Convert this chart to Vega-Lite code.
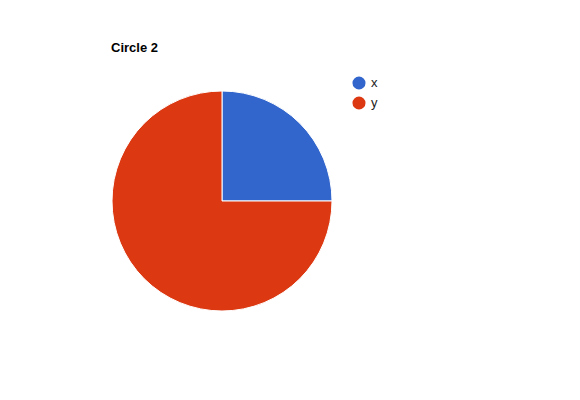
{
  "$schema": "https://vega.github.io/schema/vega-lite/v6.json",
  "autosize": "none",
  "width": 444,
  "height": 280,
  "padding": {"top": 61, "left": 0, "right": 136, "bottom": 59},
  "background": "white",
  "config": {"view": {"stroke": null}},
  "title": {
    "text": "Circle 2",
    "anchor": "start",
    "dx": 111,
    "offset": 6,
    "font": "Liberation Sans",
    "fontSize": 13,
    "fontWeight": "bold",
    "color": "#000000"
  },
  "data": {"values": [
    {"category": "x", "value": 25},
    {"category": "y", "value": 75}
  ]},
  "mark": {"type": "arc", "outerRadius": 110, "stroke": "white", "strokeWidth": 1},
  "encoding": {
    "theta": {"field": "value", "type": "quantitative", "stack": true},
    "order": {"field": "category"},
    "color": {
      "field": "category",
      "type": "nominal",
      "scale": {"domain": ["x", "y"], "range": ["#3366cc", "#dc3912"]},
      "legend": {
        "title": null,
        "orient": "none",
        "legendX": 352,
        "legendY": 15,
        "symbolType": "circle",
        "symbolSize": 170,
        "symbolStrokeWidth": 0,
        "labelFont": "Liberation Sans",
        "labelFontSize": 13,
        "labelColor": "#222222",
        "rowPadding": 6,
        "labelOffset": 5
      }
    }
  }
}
────────────────────
_Instructions for the task_. Leave the images out and output the remaining material exactly as it stands.

_Final result_.
Convert this chart to Vega-Lite code.
{
  "$schema": "https://vega.github.io/schema/vega-lite/v6.json",
  "autosize": "none",
  "width": 444,
  "height": 280,
  "padding": {"top": 61, "left": 0, "right": 136, "bottom": 59},
  "background": "white",
  "config": {"view": {"stroke": null}},
  "title": {
    "text": "Circle 2",
    "anchor": "start",
    "dx": 111,
    "offset": 6,
    "font": "Liberation Sans",
    "fontSize": 13,
    "fontWeight": "bold",
    "color": "#000000"
  },
  "data": {"values": [
    {"category": "x", "value": 25},
    {"category": "y", "value": 75}
  ]},
  "mark": {"type": "arc", "outerRadius": 110, "stroke": "white", "strokeWidth": 1},
  "encoding": {
    "theta": {"field": "value", "type": "quantitative", "stack": true},
    "order": {"field": "category"},
    "color": {
      "field": "category",
      "type": "nominal",
      "scale": {"domain": ["x", "y"], "range": ["#3366cc", "#dc3912"]},
      "legend": {
        "title": null,
        "orient": "none",
        "legendX": 352,
        "legendY": 15,
        "symbolType": "circle",
        "symbolSize": 170,
        "symbolStrokeWidth": 0,
        "labelFont": "Liberation Sans",
        "labelFontSize": 13,
        "labelColor": "#222222",
        "rowPadding": 6,
        "labelOffset": 5
      }
    }
  }
}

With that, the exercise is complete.